(DATASET CONTENT)
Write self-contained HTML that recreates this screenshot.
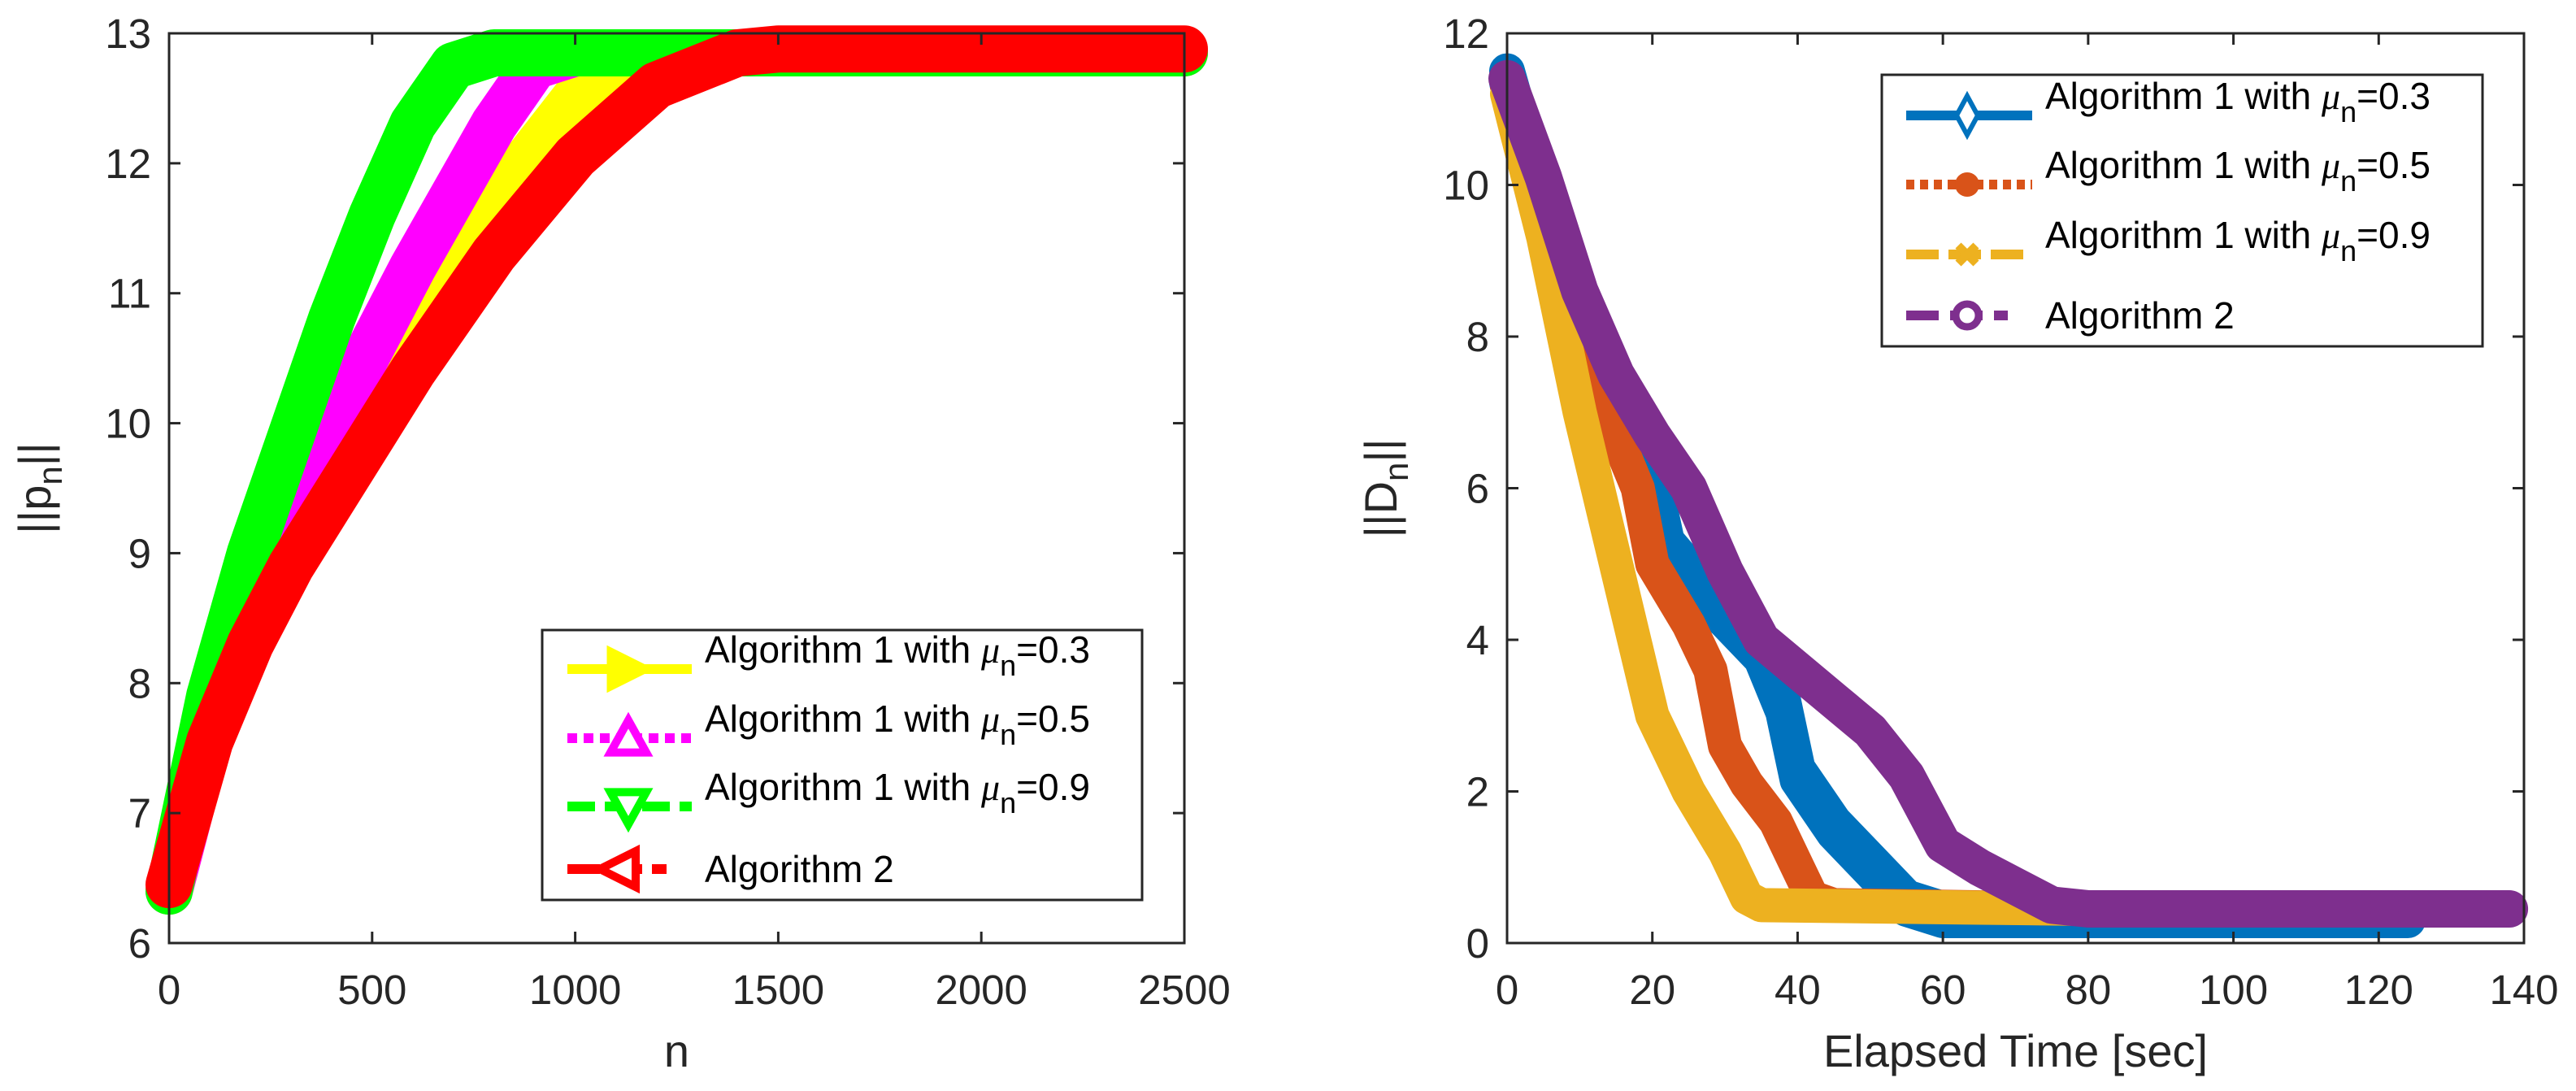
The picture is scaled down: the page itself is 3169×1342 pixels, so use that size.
<!DOCTYPE html>
<html><head><meta charset="utf-8"><style>
html,body{margin:0;padding:0;background:#fff;}
svg{display:block;font-family:"Liberation Sans",sans-serif;}
</style></head><body>
<svg id="fig" width="3169" height="1342" viewBox="0 0 3169 1342" xmlns="http://www.w3.org/2000/svg">
<g id="left"></g>
<g id="right"></g>
</svg>
<script>
// ---- Left chart data ----
const leftXTicks = [0, 500, 1000, 1500, 2000, 2500];
const leftYTicks = [6, 7, 8, 9, 10, 11, 12, 13];
const leftNames = ["mu-0.3", "mu-0.5", "mu-0.9", "algorithm-2"];
const leftColors = ["#ffff00", "#ff00ff", "#00ff00", "#ff0000"];
const l03x = [0, 100, 200, 400, 600, 800, 1000, 1100, 1200, 2500];
const l03y = [6.4, 7.6, 8.35, 9.5, 10.6, 11.7, 12.5, 12.8, 12.85, 12.85];
const l05x = [0, 100, 200, 400, 600, 800, 900, 1000, 2500];
const l05y = [6.4, 7.6, 8.5, 10.0, 11.2, 12.3, 12.75, 12.85, 12.85];
const l09x = [0, 100, 200, 300, 400, 500, 600, 700, 800, 2500];
const l09y = [6.4, 7.9, 9.0, 9.9, 10.8, 11.6, 12.3, 12.75, 12.85, 12.85];
const l2x = [0, 100, 200, 300, 400, 500, 600, 800, 1000, 1200, 1400, 1500, 2500];
const l2y = [6.45, 7.55, 8.3, 8.9, 9.4, 9.9, 10.4, 11.3, 12.05, 12.6, 12.85, 12.88, 12.88];
// ---- Right chart data ----
const rightXTicks = [0, 20, 40, 60, 80, 100, 120, 140];
const rightYTicks = [0, 2, 4, 6, 8, 10, 12];
const rightColors = ["#0072bd", "#d95319", "#edb120", "#7e2f8e"];
const r03x = [0, 5, 10, 15, 20, 22, 30, 35, 38, 40, 45, 50, 55, 60, 124];
const r03y = [11.5, 9.8, 8.0, 7.0, 6.2, 5.3, 4.4, 3.9, 3.2, 2.3, 1.6, 1.1, 0.6, 0.45, 0.45];
const r05x = [0, 5, 10, 15, 18, 20, 25, 28, 30, 33, 37, 40, 42, 45, 80];
const r05y = [11.3, 9.5, 7.8, 6.7, 6.0, 5.0, 4.2, 3.6, 2.6, 2.1, 1.6, 1.0, 0.6, 0.5, 0.45];
const r09x = [0, 5, 10, 15, 20, 25, 30, 33, 35, 80];
const r09y = [11.2, 9.3, 7.0, 5.0, 3.0, 2.0, 1.2, 0.6, 0.5, 0.45];
const r2x = [0, 5, 10, 15, 20, 25, 30, 35, 40, 45, 50, 55, 60, 65, 70, 75, 80, 138];
const r2y = [11.4, 10.1, 8.6, 7.5, 6.7, 6.0, 4.9, 4.0, 3.6, 3.2, 2.8, 2.2, 1.3, 1.0, 0.75, 0.5, 0.45, 0.45];

const NS = "http://www.w3.org/2000/svg";
function mk(tag, attrs, parent){const e=document.createElementNS(NS,tag);for(const k in attrs)e.setAttribute(k,attrs[k]);parent.appendChild(e);return e;}

function axes(g, box, xr, yr, xt, yt, xlabel, ylabelMain, ylabelX){
  const sx=v=>box.x0+(v-xr[0])/(xr[1]-xr[0])*(box.x1-box.x0);
  const sy=v=>box.y1-(v-yr[0])/(yr[1]-yr[0])*(box.y1-box.y0);
  return {sx,sy,draw(){
    const fr=mk('rect',{x:box.x0,y:box.y0,width:box.x1-box.x0,height:box.y1-box.y0,fill:'none',stroke:'#262626','stroke-width':3},g);
    
    
    xt.forEach(v=>{
      const x=sx(v);
      mk('line',{x1:x,y1:box.y1,x2:x,y2:box.y1-14,stroke:'#262626','stroke-width':3},g);
      mk('line',{x1:x,y1:box.y0,x2:x,y2:box.y0+14,stroke:'#262626','stroke-width':3},g);
      const t=mk('text',{x:x,y:box.y1+75,'font-size':51,fill:'#262626','text-anchor':'middle'},g);
      t.textContent=v;
      
      
    });
    yt.forEach(v=>{
      const y=sy(v);
      mk('line',{x1:box.x0,y1:y,x2:box.x0+14,y2:y,stroke:'#262626','stroke-width':3},g);
      mk('line',{x1:box.x1,y1:y,x2:box.x1-14,y2:y,stroke:'#262626','stroke-width':3},g);
      const t=mk('text',{x:box.x0-22,y:y+18,'font-size':51,fill:'#262626','text-anchor':'end'},g);
      t.textContent=v;
      
      
    });
    const xl=mk('text',{x:(box.x0+box.x1)/2,y:1312,'font-size':56,fill:'#262626','text-anchor':'middle'},g);
    xl.textContent=xlabel;
    
    
    const cy=(box.y0+box.y1)/2;
    const yl=mk('text',{x:ylabelX,y:cy,'font-size':56,fill:'#262626','text-anchor':'middle',transform:`rotate(-90 ${ylabelX} ${cy})`},g);
    yl.innerHTML='||'+ylabelMain+'<tspan dy="14" font-size="42">n</tspan><tspan dy="-14">||</tspan>';
    
    
  }};
}

function series(g, A, xs, ys, color, w, name, dy){
  const off=dy||0;
  const pts=xs.map((x,i)=>A.sx(x).toFixed(1)+','+(A.sy(ys[i])+off).toFixed(1)).join(' ');
  const p=mk('polyline',{points:pts,fill:'none',stroke:color,'stroke-width':w,'stroke-linejoin':'round','stroke-linecap':'round'},g);
  
  
}

function marker(g, type, cx, cy, color){
  const s=22;
  if(type==='right') mk('polygon',{points:`${cx-s},${cy-s} ${cx+s},${cy} ${cx-s},${cy+s}`,fill:color,stroke:color,'stroke-width':9},g);
  if(type==='up') mk('polygon',{points:`${cx-s},${cy+s*0.8} ${cx},${cy-s} ${cx+s},${cy+s*0.8}`,fill:'#fff',stroke:color,'stroke-width':10},g);
  if(type==='down') mk('polygon',{points:`${cx-s},${cy-s*0.8} ${cx},${cy+s} ${cx+s},${cy-s*0.8}`,fill:'#fff',stroke:color,'stroke-width':10},g);
  if(type==='left') mk('polygon',{points:`${cx+s},${cy-s} ${cx-s},${cy} ${cx+s},${cy+s}`,fill:'#fff',stroke:color,'stroke-width':10},g);
  if(type==='diamond') mk('polygon',{points:`${cx},${cy-24} ${cx+13},${cy} ${cx},${cy+24} ${cx-13},${cy}`,fill:'#fff',stroke:color,'stroke-width':6},g);
  if(type==='dot') mk('circle',{cx,cy,r:15,fill:color},g);
  if(type==='x'){mk('line',{x1:cx-11,y1:cy-11,x2:cx+11,y2:cy+11,stroke:color,'stroke-width':10},g);mk('line',{x1:cx-11,y1:cy+11,x2:cx+11,y2:cy-11,stroke:color,'stroke-width':10},g);}
  if(type==='ocircle') mk('circle',{cx,cy,r:14,fill:'#fff',stroke:color,'stroke-width':9},g);
}

function legend(g, box, entries, lx0, lx1, tx){
  const lg=mk('g',{},g);
  
  
  mk('rect',{x:box.x,y:box.y,width:box.w,height:box.h,fill:'#fff',stroke:'#262626','stroke-width':3},lg);
  entries.forEach(e=>{
    const eg=mk('g',{},lg);
    
    
    const a={x1:lx0,y1:e.y,x2:e.x2||lx1,y2:e.y,stroke:e.color,'stroke-width':12};
    if(e.dash) a['stroke-dasharray']=e.dash;
    mk('line',a,eg);
    marker(eg,e.marker,e.mx,e.y,e.color);
    const t=mk('text',{x:tx,y:e.y+(e.mu?-8:16),'font-size':46,fill:'#000'},eg);
    if(e.mu){t.innerHTML='Algorithm 1 with <tspan font-family="Liberation Serif" font-style="italic">μ</tspan><tspan dy="16" font-size="36">n</tspan><tspan dy="-16">='+e.mu+'</tspan>';}
    else t.textContent='Algorithm 2';
  });
}

// Left chart
const gl=document.getElementById('left');
const A=axes(gl,{x0:208,x1:1457,y0:41,y1:1160},[0,2500],[6,13],leftXTicks,leftYTicks,'n','p',62);
const lxs=[l03x,l05x,l09x,l2x], lys=[l03y,l05y,l09y,l2y];
lxs.forEach((xs,i)=>series(gl,A,xs,lys[i],leftColors[i],58,'line-'+leftNames[i]));
A.draw();
legend(gl,{x:667,y:775,w:738,h:332},[
 {y:823,color:'#ffff00',marker:'right',mx:773,mu:'0.3'},
 {y:908,color:'#ff00ff',marker:'up',mx:773,mu:'0.5',dash:'12 8'},
 {y:992,color:'#00ff00',marker:'down',mx:773,mu:'0.9',dash:'34 12'},
 {y:1069,color:'#ff0000',marker:'left',mx:760,dash:'40 12',x2:820}
],698,851,867);

// Right chart
const gr=document.getElementById('right');
const B=axes(gr,{x0:1854,x1:3105,y0:41,y1:1160},[0,140],[0,12],rightXTicks,rightYTicks,'Elapsed Time [sec]','D',1718);
const rxs=[r03x,r05x,r09x,r2x], rys=[r03y,r05y,r09y,r2y];
const rw=[44,42,42,46];
series(gr,B,r03x,r03y,rightColors[0],44,'line-mu-0.3-lower-band',14);
rxs.forEach((xs,i)=>series(gr,B,xs,rys[i],rightColors[i],rw[i],'line-'+leftNames[i]));
B.draw();
legend(gr,{x:2315,y:92,w:739,h:334},[
 {y:142,color:'#0072bd',marker:'diamond',mx:2420,mu:'0.3'},
 {y:227,color:'#d95319',marker:'dot',mx:2420,mu:'0.5',dash:'10 7'},
 {y:313,color:'#edb120',marker:'x',mx:2420,mu:'0.9',dash:'40 12'},
 {y:388,color:'#7e2f8e',marker:'ocircle',mx:2420,dash:'40 14',x2:2470}
],2345,2500,2516);
</script>
</body></html>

(DIRECTIONS) Search the data above for the string "size" and copy each line that has it.

(COMPLETED TASK)
The picture is scaled down: the page itself is 3169×1342 pixels, so use that size.
      const t=mk('text',{x:x,y:box.y1+75,'font-size':51,fill:'#262626','text-anchor':'middle'},g);
      const t=mk('text',{x:box.x0-22,y:y+18,'font-size':51,fill:'#262626','text-anchor':'end'},g);
    const xl=mk('text',{x:(box.x0+box.x1)/2,y:1312,'font-size':56,fill:'#262626','text-anchor':'middle'},g);
    const yl=mk('text',{x:ylabelX,y:cy,'font-size':56,fill:'#262626','text-anchor':'middle',transform:`rotate(-90 ${ylabelX} ${cy})`},g);
    yl.innerHTML='||'+ylabelMain+'<tspan dy="14" font-size="42">n</tspan><tspan dy="-14">||</tspan>';
    const t=mk('text',{x:tx,y:e.y+(e.mu?-8:16),'font-size':46,fill:'#000'},eg);
    if(e.mu){t.innerHTML='Algorithm 1 with <tspan font-family="Liberation Serif" font-style="italic">μ</tspan><tspan dy="16" font-size="36">n</tspan><tspan dy="-16">='+e.mu+'</tspan>';}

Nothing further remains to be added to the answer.